The CIA is currently in the course of withdrawing from the field management of the Phoenix program. The Agency considers its principal role fulfilled by the organization and start-up of the operation and believes its officers can be used more profitably elsewhere. MACV will take up the slack and the management role will be put under regular army personnel. MACV is slotting 450 personnel for this task. The switchover is already underway and will be largely completed by 1 July 1969. The top CORDS/Phoenix slot will continue to be held by a CIA man in Saigon.

Present Status of the Provincial Reconnaissance Units (PRU)

This is a covert program in which teams (companies) of 2 to 20 Vietnamese operate in the field to collect intelligence and as a quick reaction force to kill or capture specifically targeted VCI. Total force strength is over 5,000. The PRU is organized under joint MACV/GVN sponsorship [1 line of source text not declassified]. CIA province officers direct and supervise the targeting of the PRU. There is normally a U.S. NCO with each PRU element.

The PRUs have been effective in eliminating VCI. Each month, they account for about 10 to 20 percent of VCI neutralized. Since the VCI are individually targeted, they are often key enemy personnel.

Coming Changes in the PRU

The CIA is also divorcing itself of the management of the PRU and turning it over to the military, while urging the Vietnamese to increase their management cadre and directive role. In so far as the U.S. military are concerned, this will be largely a paper change, since the bulk of the advisory personnel are already military, while detailed to the CIA. The Vietnamese have agreed to take over more of the management duties, but this awaits the proper training of personnel. The Agency is pushing this now. Completion of the CIA/MACV switchover is set for 1 July 1969.

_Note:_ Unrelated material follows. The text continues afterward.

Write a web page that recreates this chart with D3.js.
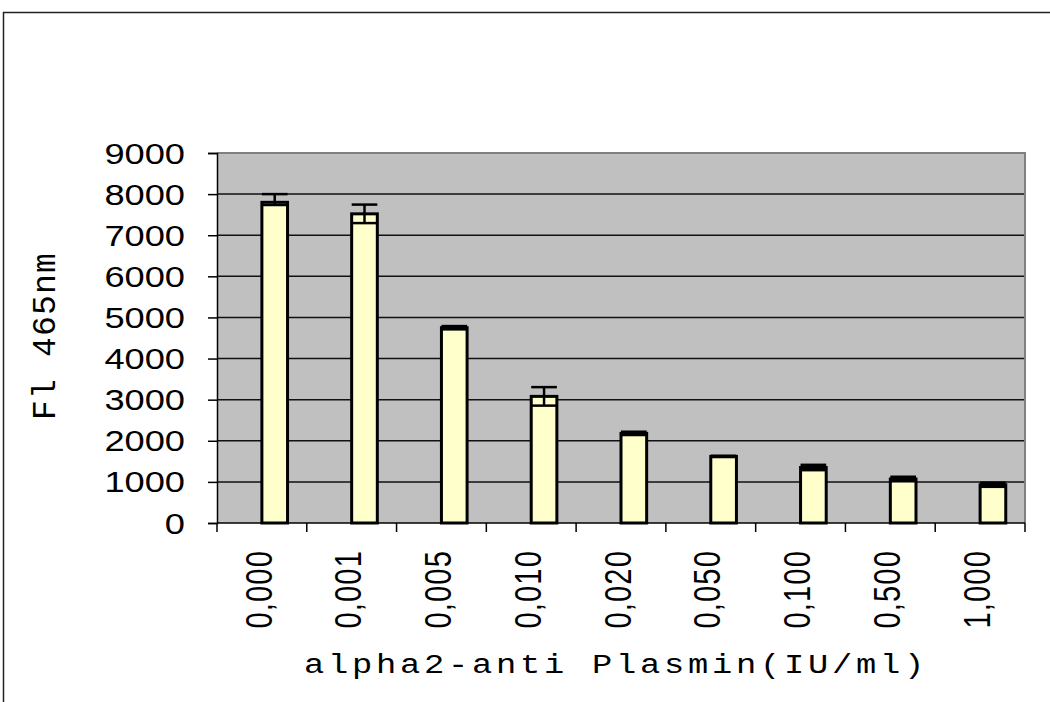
<!DOCTYPE html>
<html>
<head>
<meta charset="utf-8">
<script src="https://cdn.jsdelivr.net/npm/d3@7"></script>
<style>
  body { margin: 0; background: #fff; }
  svg { display: block; }
</style>
</head>
<body>
<svg id="chart" width="1050" height="702"></svg>
<script>
// concentrations on the x axis
const categories = ["0,000", "0,001", "0,005", "0,010", "0,020", "0,050", "0,100", "0,500", "1,000"];
// Fl 465nm readings
const values = [7800, 7520, 4750, 3080, 2180, 1620, 1350, 1070, 930];
const errUp = [200, 225, 40, 225, 40, 15, 65, 55, 50];
const errDown = [65, 225, 40, 225, 40, 15, 65, 55, 50];
const yTicks = [0, 1000, 2000, 3000, 4000, 5000, 6000, 7000, 8000, 9000];

const data = categories.map((c, i) => ({ cat: c, value: values[i], up: errUp[i], down: errDown[i] }));

const svg = d3.select("#chart");
const margin = { left: 217, top: 153, right: 25, bottom: 179 };
const width = 1050 - margin.left - margin.right;
const height = 702 - margin.top - margin.bottom;
const stretch = 1.25; // text in the picture is wider than tall

// outer chart frame
svg.append("rect")
  .attr("x", 3.5).attr("y", 12.5)
  .attr("width", 1060).attr("height", 720)
  .attr("fill", "none").attr("stroke", "#222").attr("stroke-width", 1.5);

const x0 = d3.scaleBand().domain(categories).range([0, width]);
// Excel-style cluster: an empty series sits left of the visible one
const x1 = d3.scaleBand().domain(["blank", "FI"]).range([0, x0.bandwidth()])
  .paddingInner(0).paddingOuter(0.75);
const y = d3.scaleLinear().domain([0, 9000]).range([height, 0]);

const g = svg.append("g").attr("transform", `translate(${margin.left},${margin.top})`);

g.append("rect")
  .attr("width", width).attr("height", height)
  .attr("fill", "#c0c0c0");

// gridlines
g.selectAll("line.grid")
  .data(yTicks.filter(t => t > 0 && t < 9000))
  .enter().append("line")
  .attr("class", "grid")
  .attr("x1", 0).attr("x2", width)
  .attr("y1", d => y(d)).attr("y2", d => y(d))
  .attr("stroke", "#111").attr("stroke-width", 1.5);

// plot frame top/right in grey
g.append("path")
  .attr("d", `M0,0H${width}V${height}`)
  .attr("fill", "none").attr("stroke", "#808080").attr("stroke-width", 2);

// bars
g.selectAll("rect.bar")
  .data(data)
  .enter().append("rect")
  .attr("class", "bar")
  .attr("x", d => x0(d.cat) + x1("FI"))
  .attr("width", x1.bandwidth())
  .attr("y", d => y(d.value))
  .attr("height", d => height - y(d.value))
  .attr("fill", "#ffffcc")
  .attr("stroke", "#000")
  .attr("stroke-width", 3);

// error bars
const err = g.selectAll("g.err")
  .data(data)
  .enter().append("g")
  .attr("class", "err")
  .attr("transform", d => `translate(${x0(d.cat) + x1("FI")},0)`);
const bw = x1.bandwidth();
err.append("line")
  .attr("x1", bw / 2).attr("x2", bw / 2)
  .attr("y1", d => y(d.value + d.up)).attr("y2", d => y(d.value - d.down))
  .attr("stroke", "#000").attr("stroke-width", 2.5);
err.append("line")
  .attr("x1", 0).attr("x2", bw)
  .attr("y1", d => y(d.value + d.up)).attr("y2", d => y(d.value + d.up))
  .attr("stroke", "#000").attr("stroke-width", 2.5);
err.append("line")
  .attr("x1", 0).attr("x2", bw)
  .attr("y1", d => y(d.value - d.down)).attr("y2", d => y(d.value - d.down))
  .attr("stroke", "#000").attr("stroke-width", 2.5);

// y axis
const yAxis = g.append("g")
  .call(d3.axisLeft(y).tickValues(yTicks).tickSize(9).tickFormat(d3.format("d")));
yAxis.select(".domain").attr("stroke", "#000").attr("stroke-width", 1.5);
yAxis.selectAll(".tick line").attr("stroke", "#000").attr("stroke-width", 1.5);
yAxis.selectAll(".tick text")
  .attr("x", null).attr("dy", null)
  .attr("text-anchor", "end")
  .attr("transform", `translate(-32,10) scale(${stretch},1)`)
  .attr("font-family", "Arial, 'Liberation Sans', sans-serif")
  .attr("font-size", 29)
  .attr("fill", "#000");

// x axis: ticks on band edges
const xAxis = g.append("g").attr("transform", `translate(0,${height})`);
xAxis.append("line")
  .attr("x1", 0).attr("x2", width)
  .attr("stroke", "#000").attr("stroke-width", 1.5);
xAxis.selectAll("line.xt")
  .data(categories.concat(["end"]))
  .enter().append("line")
  .attr("class", "xt")
  .attr("x1", (d, i) => i * x0.step()).attr("x2", (d, i) => i * x0.step())
  .attr("y1", 0).attr("y2", 9)
  .attr("stroke", "#000").attr("stroke-width", 1.5);
xAxis.selectAll("text")
  .data(categories)
  .enter().append("text")
  .attr("transform", d => `translate(${x0(d) + x0.bandwidth() / 2 - 3},27) scale(${stretch},1) rotate(-90)`)
  .attr("dy", "0.35em")
  .attr("text-anchor", "end")
  .attr("letter-spacing", 1.2)
  .attr("font-family", "Arial, 'Liberation Sans', sans-serif")
  .attr("font-size", 29)
  .attr("fill", "#000")
  .text(d => d);

// axis titles
const mono = "'Courier New', 'Liberation Mono', monospace";
svg.append("text")
  .attr("transform", `translate(616,673) scale(${stretch},1)`)
  .attr("text-anchor", "middle")
  .attr("letter-spacing", 3)
  .attr("font-family", mono)
  .attr("font-size", 27)
  .attr("fill", "#000")
  .text("alpha2-anti Plasmin(IU/ml)");

svg.append("text")
  .attr("transform", "translate(44,336) rotate(-90)")
  .attr("dy", "0.33em")
  .attr("text-anchor", "middle")
  .attr("letter-spacing", 1.2)
  .attr("font-family", mono)
  .attr("font-size", 33)
  .attr("fill", "#000")
  .text("Fl 465nm");
</script>
</body>
</html>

Status of the Thai Border Police

This is a 7,100 man force whose regular mission is border security, but which has also participated actively in the suppression of the Thai insurgents. Until about two years ago, its role in their latter operation was fairly extensive. Then, however, the Thai regular army moved in and the BPP role was considerably reduced.

The CIA at one time contributed over a million dollars a year to the BPP and was heavily involved in training and advising the force. Its contribution has been cut back during the past several years to the neighborhood of some $200,000 a year. The additional funds are largely still going to the BPP, but are funded through other elements of the [Page 232]U.S. operations mission in Thailand. The Agency would like to further reduce its financial input as this is largely now the provision of equipment. The Agency believes that other U.S. elements can provide this. It is seeking to retain its present relatively small role in the training of elements of the BPP, mainly its para-military arm, the PARU. [1½ lines of source text not declassified]

So far as I can ascertain, the decisions on the CIA role with the BPP are not as fully set as are those in connection with the PRU and the Phoenix programs.

  1. Source: National Archives, Nixon Presidential Materials, NSC Files, Box 69, Vietnam Subject Files, Vietnam, The Phoenix Program. Secret; Sensitive. Sent for information.
  2. Kissinger wrote the following note at the top of the first page: “Why the change?” and in the margin next to the Phoenix Program description: “What do they do? How do they neutralize them?” Moor answered these questions in a June 4 memorandum to Kissinger. Moor stated that CIA considered its role in starting up the programs was done and wanted to use its limited manpower in more productive work. He described how the anti-Viet Cong infrastructure program worked in Vietnam, and stated that the Phoenix committees tabulated what percentage of Viet Cong were killed or captured as a result of operations based on their intelligence (10 to 20 percent in 1968). The bulk of the Viet Cong killed or captured, however, were done so through regular military sweeps. (Ibid.)